I learned that most of this pollution was from the use of fossil fuels. I leaned that these fossil fuels are being used up at a fast rate and once gone they won't be coming back for a long time. 
Then the course moved on to renewable energy sources, hydro power, wind energy, and solar energy. The text book explained how banks of solar arrays could be used to put power on the grid. I though that science and technology has the answers to the problems of pollution from the use of fossil fuels, and I though that industry was going to start using renewable energy sources.
That was in 1995, it's now 2003 and except for Texas putting up wind turbines I have yet to see massive banks of solar power plants. 

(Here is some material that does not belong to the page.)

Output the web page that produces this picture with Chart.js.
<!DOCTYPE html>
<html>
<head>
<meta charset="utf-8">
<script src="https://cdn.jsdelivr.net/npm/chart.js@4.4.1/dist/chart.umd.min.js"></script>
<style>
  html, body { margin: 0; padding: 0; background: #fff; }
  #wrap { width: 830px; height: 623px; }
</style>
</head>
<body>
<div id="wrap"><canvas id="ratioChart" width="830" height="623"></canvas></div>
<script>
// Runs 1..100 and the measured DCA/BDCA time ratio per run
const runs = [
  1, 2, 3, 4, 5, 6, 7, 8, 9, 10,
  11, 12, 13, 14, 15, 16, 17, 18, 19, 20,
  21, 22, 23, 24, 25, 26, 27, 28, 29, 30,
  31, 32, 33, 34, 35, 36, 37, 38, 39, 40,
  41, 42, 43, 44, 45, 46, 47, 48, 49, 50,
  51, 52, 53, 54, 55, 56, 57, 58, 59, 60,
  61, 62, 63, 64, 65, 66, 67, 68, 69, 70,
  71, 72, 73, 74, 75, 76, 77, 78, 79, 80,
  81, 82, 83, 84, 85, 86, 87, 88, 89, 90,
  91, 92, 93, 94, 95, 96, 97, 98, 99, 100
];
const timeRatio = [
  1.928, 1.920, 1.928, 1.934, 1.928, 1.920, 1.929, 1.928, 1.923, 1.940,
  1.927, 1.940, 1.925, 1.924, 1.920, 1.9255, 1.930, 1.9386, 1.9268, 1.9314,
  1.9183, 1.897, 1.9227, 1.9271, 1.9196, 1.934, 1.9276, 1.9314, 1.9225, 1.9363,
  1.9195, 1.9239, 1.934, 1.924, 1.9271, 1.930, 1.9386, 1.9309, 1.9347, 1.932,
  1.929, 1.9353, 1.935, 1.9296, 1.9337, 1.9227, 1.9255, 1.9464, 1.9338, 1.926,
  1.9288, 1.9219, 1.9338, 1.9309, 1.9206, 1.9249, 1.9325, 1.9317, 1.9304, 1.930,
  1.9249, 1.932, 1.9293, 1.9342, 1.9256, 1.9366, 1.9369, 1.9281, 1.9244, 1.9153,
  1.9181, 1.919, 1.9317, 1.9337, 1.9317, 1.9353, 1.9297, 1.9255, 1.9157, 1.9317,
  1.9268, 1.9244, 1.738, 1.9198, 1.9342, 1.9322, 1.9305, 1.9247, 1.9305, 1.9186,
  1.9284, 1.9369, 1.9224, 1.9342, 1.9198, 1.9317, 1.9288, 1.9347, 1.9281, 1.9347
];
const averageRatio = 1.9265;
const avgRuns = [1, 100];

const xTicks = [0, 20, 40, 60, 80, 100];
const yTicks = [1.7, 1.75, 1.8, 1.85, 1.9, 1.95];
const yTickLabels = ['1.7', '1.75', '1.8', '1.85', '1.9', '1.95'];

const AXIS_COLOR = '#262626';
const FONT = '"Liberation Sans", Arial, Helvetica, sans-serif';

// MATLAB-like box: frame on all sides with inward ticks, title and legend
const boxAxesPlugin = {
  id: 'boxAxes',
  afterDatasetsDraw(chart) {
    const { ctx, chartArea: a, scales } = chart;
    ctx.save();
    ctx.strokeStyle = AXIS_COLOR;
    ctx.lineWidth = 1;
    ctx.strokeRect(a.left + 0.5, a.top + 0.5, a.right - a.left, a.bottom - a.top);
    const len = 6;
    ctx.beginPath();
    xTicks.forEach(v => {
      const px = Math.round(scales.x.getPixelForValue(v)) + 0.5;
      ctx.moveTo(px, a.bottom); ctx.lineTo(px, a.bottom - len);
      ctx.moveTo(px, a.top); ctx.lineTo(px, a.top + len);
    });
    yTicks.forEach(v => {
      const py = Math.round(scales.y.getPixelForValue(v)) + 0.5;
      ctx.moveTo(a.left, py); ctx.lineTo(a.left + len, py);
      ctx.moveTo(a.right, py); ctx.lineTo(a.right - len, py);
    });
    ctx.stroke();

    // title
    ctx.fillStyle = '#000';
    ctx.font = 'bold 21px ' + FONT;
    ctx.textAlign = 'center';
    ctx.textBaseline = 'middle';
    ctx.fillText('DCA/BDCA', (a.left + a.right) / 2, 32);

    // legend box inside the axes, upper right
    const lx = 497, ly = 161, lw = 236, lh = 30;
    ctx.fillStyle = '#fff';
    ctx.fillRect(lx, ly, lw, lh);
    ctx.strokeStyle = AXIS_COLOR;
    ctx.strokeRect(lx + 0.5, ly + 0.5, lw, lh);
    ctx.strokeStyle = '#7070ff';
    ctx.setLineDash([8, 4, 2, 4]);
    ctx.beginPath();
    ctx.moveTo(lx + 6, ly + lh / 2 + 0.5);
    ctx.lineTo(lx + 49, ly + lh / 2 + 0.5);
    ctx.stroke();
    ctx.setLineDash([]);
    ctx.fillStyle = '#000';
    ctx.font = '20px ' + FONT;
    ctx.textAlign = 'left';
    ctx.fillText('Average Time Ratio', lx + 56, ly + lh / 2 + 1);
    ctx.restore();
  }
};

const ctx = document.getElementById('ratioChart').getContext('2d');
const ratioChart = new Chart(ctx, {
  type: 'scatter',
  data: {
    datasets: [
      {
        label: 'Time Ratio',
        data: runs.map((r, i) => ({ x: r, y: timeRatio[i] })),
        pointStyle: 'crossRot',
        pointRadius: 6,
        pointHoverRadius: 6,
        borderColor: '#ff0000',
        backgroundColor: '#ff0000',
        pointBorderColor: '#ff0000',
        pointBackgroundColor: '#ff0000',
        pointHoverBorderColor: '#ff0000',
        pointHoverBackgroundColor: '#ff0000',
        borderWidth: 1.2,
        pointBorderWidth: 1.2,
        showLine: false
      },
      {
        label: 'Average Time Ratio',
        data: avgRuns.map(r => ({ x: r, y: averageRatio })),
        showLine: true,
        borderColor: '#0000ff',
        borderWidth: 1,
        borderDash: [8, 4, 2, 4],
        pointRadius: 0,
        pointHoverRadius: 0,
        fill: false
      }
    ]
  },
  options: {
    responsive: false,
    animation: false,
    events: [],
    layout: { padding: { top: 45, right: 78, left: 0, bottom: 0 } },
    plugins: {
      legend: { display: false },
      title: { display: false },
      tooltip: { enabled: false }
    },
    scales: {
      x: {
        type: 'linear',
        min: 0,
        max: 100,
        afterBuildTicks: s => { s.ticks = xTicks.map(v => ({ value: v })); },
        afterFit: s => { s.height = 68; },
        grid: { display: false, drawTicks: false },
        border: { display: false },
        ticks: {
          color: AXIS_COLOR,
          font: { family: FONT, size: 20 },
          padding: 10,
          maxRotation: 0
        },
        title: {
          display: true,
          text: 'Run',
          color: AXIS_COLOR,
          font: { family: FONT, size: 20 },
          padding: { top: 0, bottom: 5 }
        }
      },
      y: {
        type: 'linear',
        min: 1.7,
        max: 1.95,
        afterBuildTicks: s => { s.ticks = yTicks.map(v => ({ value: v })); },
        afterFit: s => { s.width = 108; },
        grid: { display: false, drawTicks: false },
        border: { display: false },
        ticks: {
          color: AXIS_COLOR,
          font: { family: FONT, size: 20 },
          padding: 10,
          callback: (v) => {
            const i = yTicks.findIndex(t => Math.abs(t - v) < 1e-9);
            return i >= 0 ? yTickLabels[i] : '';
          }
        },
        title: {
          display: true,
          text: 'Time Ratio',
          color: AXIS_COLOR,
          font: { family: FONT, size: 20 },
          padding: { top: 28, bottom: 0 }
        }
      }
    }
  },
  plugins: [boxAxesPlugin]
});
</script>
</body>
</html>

     I am going to school to get a degree in industrial  electronics and am nearing graduation. In basic electronics class the instructor told the class was to write four essays about simple electrical  circuits from a book or magazine. Two of them were due at mid term two at the end of the course. None of the books I have had simple circuits in them. I went to the library to find a source for the first two essays.  I found some good sources there and wrote the essays on them. However, I was bored with this, I wasn't leaning anything new. I went to the local book store to find some new information. Could not find any good books on the subject. Then I tried the magazine racks. None of the electronics  magazine had any simple electrical  circuits in them,  except one - "Home Power" . What is this?  Where did these people come from? When did all of this start happening? This magazine  was different from all others. It had simple electrical  circuits in it,  and it had new information in it too. It has articles about people that use solar power for their own use. I had no idea that solar  panels were available on this scale for the average person. This was great! The idea that solar power could be available to me was great!  This magazine had inspired me to get involved. I planned on getting involved first by reducing my energy consumption, and being more efficient. 

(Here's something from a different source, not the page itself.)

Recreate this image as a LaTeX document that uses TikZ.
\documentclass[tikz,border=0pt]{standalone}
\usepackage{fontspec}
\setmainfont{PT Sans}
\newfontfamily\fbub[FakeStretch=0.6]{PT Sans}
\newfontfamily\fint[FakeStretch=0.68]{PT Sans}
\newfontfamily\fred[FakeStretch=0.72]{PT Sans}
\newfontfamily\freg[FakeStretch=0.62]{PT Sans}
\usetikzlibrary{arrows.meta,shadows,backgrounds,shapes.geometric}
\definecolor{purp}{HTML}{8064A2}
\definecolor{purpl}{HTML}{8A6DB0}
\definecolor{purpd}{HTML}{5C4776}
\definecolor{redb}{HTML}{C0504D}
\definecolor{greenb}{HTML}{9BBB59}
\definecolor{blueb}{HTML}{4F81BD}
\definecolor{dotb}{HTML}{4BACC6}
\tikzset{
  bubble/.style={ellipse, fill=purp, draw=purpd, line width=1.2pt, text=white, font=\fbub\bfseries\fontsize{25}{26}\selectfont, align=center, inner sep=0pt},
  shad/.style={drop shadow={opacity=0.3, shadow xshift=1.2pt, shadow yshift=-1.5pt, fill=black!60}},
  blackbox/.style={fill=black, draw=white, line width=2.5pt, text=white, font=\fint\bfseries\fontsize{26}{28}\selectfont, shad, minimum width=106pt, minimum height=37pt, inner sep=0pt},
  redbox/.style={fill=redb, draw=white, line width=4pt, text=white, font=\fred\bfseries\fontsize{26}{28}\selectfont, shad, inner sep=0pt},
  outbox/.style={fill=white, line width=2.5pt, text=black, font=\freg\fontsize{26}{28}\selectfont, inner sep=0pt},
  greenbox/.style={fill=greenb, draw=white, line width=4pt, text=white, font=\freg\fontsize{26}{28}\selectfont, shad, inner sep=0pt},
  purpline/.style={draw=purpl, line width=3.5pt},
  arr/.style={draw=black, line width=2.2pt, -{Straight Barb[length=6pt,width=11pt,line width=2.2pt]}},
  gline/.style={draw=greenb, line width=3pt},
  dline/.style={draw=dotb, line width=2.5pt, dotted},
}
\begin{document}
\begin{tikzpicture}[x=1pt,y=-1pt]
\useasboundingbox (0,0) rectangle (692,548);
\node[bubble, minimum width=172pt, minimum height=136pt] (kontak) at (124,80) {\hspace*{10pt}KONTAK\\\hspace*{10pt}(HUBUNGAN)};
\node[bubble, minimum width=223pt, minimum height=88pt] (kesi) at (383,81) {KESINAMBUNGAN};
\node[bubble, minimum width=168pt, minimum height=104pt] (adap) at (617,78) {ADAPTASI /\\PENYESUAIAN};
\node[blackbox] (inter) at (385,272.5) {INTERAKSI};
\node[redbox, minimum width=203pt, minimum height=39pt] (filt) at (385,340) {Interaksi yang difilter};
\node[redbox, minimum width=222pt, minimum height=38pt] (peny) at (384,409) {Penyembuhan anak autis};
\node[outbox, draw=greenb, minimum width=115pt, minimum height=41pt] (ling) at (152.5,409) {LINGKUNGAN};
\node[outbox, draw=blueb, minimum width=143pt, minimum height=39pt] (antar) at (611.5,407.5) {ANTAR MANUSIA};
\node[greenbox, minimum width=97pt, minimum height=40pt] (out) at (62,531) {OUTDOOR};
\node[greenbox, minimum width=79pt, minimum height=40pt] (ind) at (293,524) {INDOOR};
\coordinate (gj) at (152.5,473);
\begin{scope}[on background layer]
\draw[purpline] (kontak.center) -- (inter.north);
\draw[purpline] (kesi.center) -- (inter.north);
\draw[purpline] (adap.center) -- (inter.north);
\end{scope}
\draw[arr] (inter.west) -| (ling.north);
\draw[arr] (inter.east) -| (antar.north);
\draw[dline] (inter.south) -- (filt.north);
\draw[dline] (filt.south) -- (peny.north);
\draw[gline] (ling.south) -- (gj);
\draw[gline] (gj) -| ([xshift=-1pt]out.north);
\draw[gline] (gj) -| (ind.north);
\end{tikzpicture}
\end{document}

     Then the ice storm of 2000 happened that caused a blackout for a week. No lights, no heat, no water, nothing. That was it! I didn't want to be dependent on the gird anymore. I thought, "I should find some solar panels and began to build my own system". I  chose to build a DC system for  simplicity. Most  electronics run on low voltage DC power. Using an inverter is an unnecessary step, except for testing.  I started small, my first project was to charge batteries with a solar cell. . I experimented by adding more  panels and batteries. Some things I tried worked and some things didn't work.  I developed my own system of wiring.  Then I begin to convert electronic devices that run on AC power to run on my DC system. Its not that hard for me to do this. I just take the device apart plug it into an inverter and analyze its power supply.  If it runs at 12 volts or less it will run on my system. 
    I plan on getting a 35 watt solar panel soon so that I can continue to grow and develop my system.